Slavcho Toshev

Personal information
- Date of birth: 27 July 1980 (age 45)
- Place of birth: Pazardzhik, Bulgaria
- Height: 1.95 m (6 ft 5 in)
- Position: Goalkeeper

Youth career
- Septemvri Sofia

Senior career*
- Years: Team / Apps / (Gls)
- 1998–2000: Septemvri Sofia / 32 / (0)
- 2000–2006: Slavia Sofia / 39 / (0)
- 2006–2007: Vihren Sandanski / 6 / (0)
- 2007–2009: Botev Plovdiv / 19 / (0)
- Total:  / 96 / (0)

International career
- Bulgaria U21

= Slavcho Toshev =

Bulgarian footballer

Slavcho Toshev (Славчо Тошев; born 27 August 1980) is a former Bulgarian football goalkeeper.

==Career==
Born in Sofia Toshev started to play in local team Septemvri. In June 1998 he signed first professional contract with Septemvri. Toshev made his official debut in Bulgarian first division on 18-years old in a match against CSKA Sofia on 16 October 1998. He substituted Plamen Nikolov in first half and played for 60 minutes. The result of the match was a 1:3 loss for Septemvri.

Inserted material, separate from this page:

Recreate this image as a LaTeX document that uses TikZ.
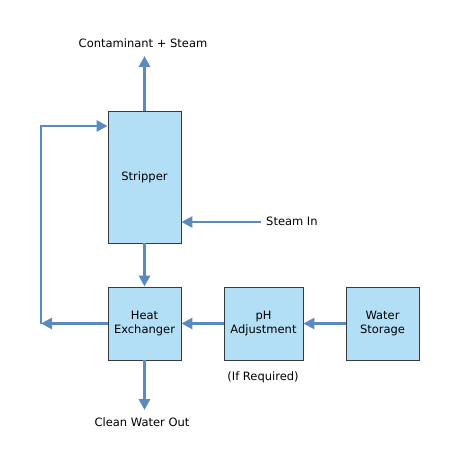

In 2000 Toshev signed a four-year contract with Slavia Sofia, but for three years did not play in official matches. He was a reserve of Viktor Georgiev, Evghen Nemodruk and Jane Nikolovski. Toshev made his official debut for Slavia in a match against Lokomotiv Sofia on 19 April 2003. He substituted Jane Nikolovski in second half and played for 40 minutes. Following an injury at the start of the 2003-04 season, Slavcho found himself benched as a result of substitute Armen Ambartsumyan's good performances, and only played four matches for his team that year. In season 2004-05 Toshev is a first choice of the coach and played 23 matches.

After his contract with Slavia expired in June 2006, he made a move to Vihren Sandanski. From 2007 he played for Botev Plovdiv until he left the club in 2009. He has worked as a goalkeeping coach at Hebar.

Toshev was in a long-term relationship with journalist Simona Parvanova until 2009.